## PROBLEM DETAILS
Pictures excluded, return the lines below from the first through the line holding "import seaborn as sns".
** start DATA LINES **
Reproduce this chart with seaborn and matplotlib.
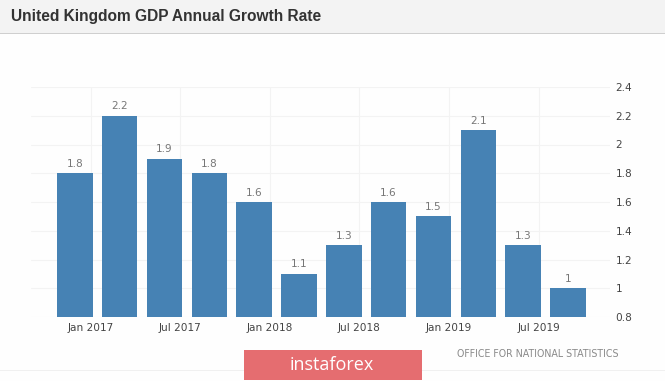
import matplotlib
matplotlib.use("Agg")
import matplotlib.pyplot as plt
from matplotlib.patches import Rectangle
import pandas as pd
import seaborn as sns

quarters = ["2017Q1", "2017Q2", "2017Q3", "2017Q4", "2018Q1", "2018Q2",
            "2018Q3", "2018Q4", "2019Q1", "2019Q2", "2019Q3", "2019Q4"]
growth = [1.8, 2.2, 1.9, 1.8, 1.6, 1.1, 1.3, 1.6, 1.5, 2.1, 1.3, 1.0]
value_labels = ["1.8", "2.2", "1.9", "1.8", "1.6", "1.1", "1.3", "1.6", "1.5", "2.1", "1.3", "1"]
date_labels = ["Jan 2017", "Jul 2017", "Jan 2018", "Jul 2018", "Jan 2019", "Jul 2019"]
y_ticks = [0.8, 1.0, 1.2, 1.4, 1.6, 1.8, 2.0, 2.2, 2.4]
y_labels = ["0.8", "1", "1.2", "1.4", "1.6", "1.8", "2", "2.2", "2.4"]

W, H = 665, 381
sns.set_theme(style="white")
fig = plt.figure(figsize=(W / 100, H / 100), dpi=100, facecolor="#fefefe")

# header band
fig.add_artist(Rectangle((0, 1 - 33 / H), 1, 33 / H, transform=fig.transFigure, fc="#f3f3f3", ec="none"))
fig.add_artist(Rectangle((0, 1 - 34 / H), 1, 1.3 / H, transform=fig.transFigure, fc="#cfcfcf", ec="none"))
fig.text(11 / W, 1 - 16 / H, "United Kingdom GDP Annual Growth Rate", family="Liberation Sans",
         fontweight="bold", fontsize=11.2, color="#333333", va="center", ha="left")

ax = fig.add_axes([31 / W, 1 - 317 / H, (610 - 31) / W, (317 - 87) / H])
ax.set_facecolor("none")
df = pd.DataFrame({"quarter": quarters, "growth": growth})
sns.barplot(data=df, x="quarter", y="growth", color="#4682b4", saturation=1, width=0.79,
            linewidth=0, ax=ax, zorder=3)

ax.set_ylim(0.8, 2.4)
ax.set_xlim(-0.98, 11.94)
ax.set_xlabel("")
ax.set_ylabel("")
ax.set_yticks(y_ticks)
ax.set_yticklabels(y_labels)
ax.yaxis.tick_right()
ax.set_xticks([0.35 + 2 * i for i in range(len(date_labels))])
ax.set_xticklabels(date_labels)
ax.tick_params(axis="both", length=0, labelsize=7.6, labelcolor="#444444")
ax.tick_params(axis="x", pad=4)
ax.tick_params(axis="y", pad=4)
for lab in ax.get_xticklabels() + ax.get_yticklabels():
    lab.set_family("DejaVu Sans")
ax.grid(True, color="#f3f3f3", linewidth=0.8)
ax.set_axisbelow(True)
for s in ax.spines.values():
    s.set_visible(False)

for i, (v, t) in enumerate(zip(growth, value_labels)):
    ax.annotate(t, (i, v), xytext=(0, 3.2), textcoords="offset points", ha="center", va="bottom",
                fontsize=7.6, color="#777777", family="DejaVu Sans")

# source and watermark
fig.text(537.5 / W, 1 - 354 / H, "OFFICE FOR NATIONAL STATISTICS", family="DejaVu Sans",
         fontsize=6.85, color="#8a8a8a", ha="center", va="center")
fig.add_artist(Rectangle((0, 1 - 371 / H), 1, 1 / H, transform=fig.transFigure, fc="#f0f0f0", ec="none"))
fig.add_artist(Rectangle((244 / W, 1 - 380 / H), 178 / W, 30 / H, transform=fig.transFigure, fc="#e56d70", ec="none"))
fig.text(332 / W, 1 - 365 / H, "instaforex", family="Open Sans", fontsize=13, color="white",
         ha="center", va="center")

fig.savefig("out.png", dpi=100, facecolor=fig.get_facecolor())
** end DATA LINES **
## SOLUTION BELOW
Reproduce this chart with seaborn and matplotlib.
import matplotlib
matplotlib.use("Agg")
import matplotlib.pyplot as plt
from matplotlib.patches import Rectangle
import pandas as pd
import seaborn as sns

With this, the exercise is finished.